Carson McCullers, Le coeur est un chasseur solitaire, Le livre de poche, trad : Marie-Madeleine Fayet, P. 241-242

Depuis des années, la ville n'avait pas connu un hiver aussi froid. Le givre blanchissait les vitres et les toits. La lumière de l'après-midi était voilée d'une brume jaunâtre et les ombres délicatement bleutées. Dans les rues les flaques d'eau étaient recouvertes d'une mince croûte de glace et on disait que, le lendemain de Noël, il était tombé de la neige à dix milles au nord de la ville.

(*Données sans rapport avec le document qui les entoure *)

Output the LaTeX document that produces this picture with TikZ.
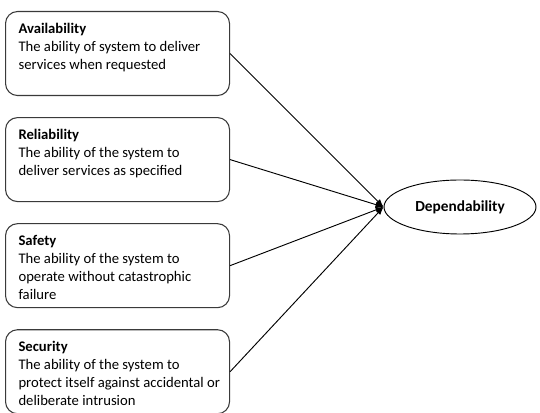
\documentclass[tikz,border=0pt]{standalone}
\usepackage{fontspec}
\setmainfont{Carlito}
\usepackage{tikz}
\usetikzlibrary{arrows.meta, positioning, shapes.geometric}
\definecolor{boxline}{HTML}{3a3a3a}

\newcommand{\proptext}[2]{\parbox[t][57pt][t]{160pt}{\vspace*{5.5pt}\raggedright\leftskip=5.75pt\textbf{#1}\\#2}}

\begin{document}
\begin{tikzpicture}[
    prop/.style={rectangle, rounded corners=9pt, draw=boxline, line width=0.8pt, inner xsep=4pt, inner ysep=3pt, minimum width=168pt, minimum height=63pt, font=\fontsize{11}{13.6}\selectfont},
    goal/.style={ellipse, draw, line width=0.7pt, minimum width=114pt, minimum height=40.5pt, inner sep=0pt, font=\fontsize{11.5}{14}\selectfont\bfseries},
    attr/.style={-{Latex[length=6pt, width=4.5pt]}, line width=0.7pt},
    node distance=15.75pt,
  ]
  \useasboundingbox (0,0) rectangle (405pt,-309.75pt);

  \node[prop, anchor=north west] (avail) at (3.75pt,-8.25pt)
    {\proptext{Availability}{The ability of system to deliver\\services when requested}};
  \node[prop, below=of avail] (rel)
    {\proptext{Reliability}{The ability of the system to\\deliver services as specified}};
  \node[prop, below=of rel] (safe)
    {\proptext{Safety}{The ability of the system to\\operate without catastrophic\\failure}};
  \node[prop, below=of safe] (sec)
    {\proptext{Security}{The ability of the system to\\protect itself against accidental or\\deliberate intrusion}};

  \node[goal] (dep) at (345pt,-155.25pt) {Dependability};

  % Attributes
  \draw[attr] (avail.east) -- (dep.west);
  \draw[attr] (rel.east) -- (dep.west);
  \draw[attr] (safe.east) -- (dep.west);
  \draw[attr] (sec.east) -- (dep.west);
\end{tikzpicture}
\end{document}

Singer n'était plus le même. Il avait repris les longues promenades qui l'avaient occupé pendant des mois après le départ d'Antonapoulos. Ces promenades s'étendaient à la ville entière. Le long de la rivière, il parcourait les quartiers surpeuplés rendus encore plus misérables par suite de la fermeture des usines. Beaucoup d'yeux exprimaient une sombre tristesse. Maintenant que les ouvriers étaient condamnés à l'inaction, une certaine agitation se manifestait. Il y eut une épidémie de nouvelles croyances. Un jeune homme qui avait travaillé dans une teinturerie proclama brusquement qu'il y avait en lui un pouvoir sacré. Il avait reçu du Seigneur la mission de donner de nouveaux commandements. Le jeune homme dressa une tente et des centaines de personnes vinrent tous les soirs se rouler sur le sol et se secouer les unes les autres, parce qu'elles se croyaient en présence de quelque chose de surnaturel. Il y eut aussi des meurtres. Une femme qui ne gagnait pas assez pour se nourrir crut qu'un contremaître avait gardé une partie de son salaire et lui enfonça un couteau dans la gorge. Une famille de nègres alla s'installer au bout d'une des rues les plus lépreuses, et ce fait causa une telle indignation que la maison fut brûlée et le noir abattu par ses voisins. Mais ce n'étaient que des incidents. En réalité rien n'était changé. La grève dont on parlait toujours n'éclatait jamais parce que l'union n'existait pas. Tout restait comme avant. Même pendant les nuits les plus froides le manège de Sunny Dixie ouvrait ses portes. Les gens se battaient, rêvaient et dormaient comme avant. Et, par habitude, ils rétrécissaient le champ de leurs pensées de façon à ne rien envisager de plus lointain que le lendemain.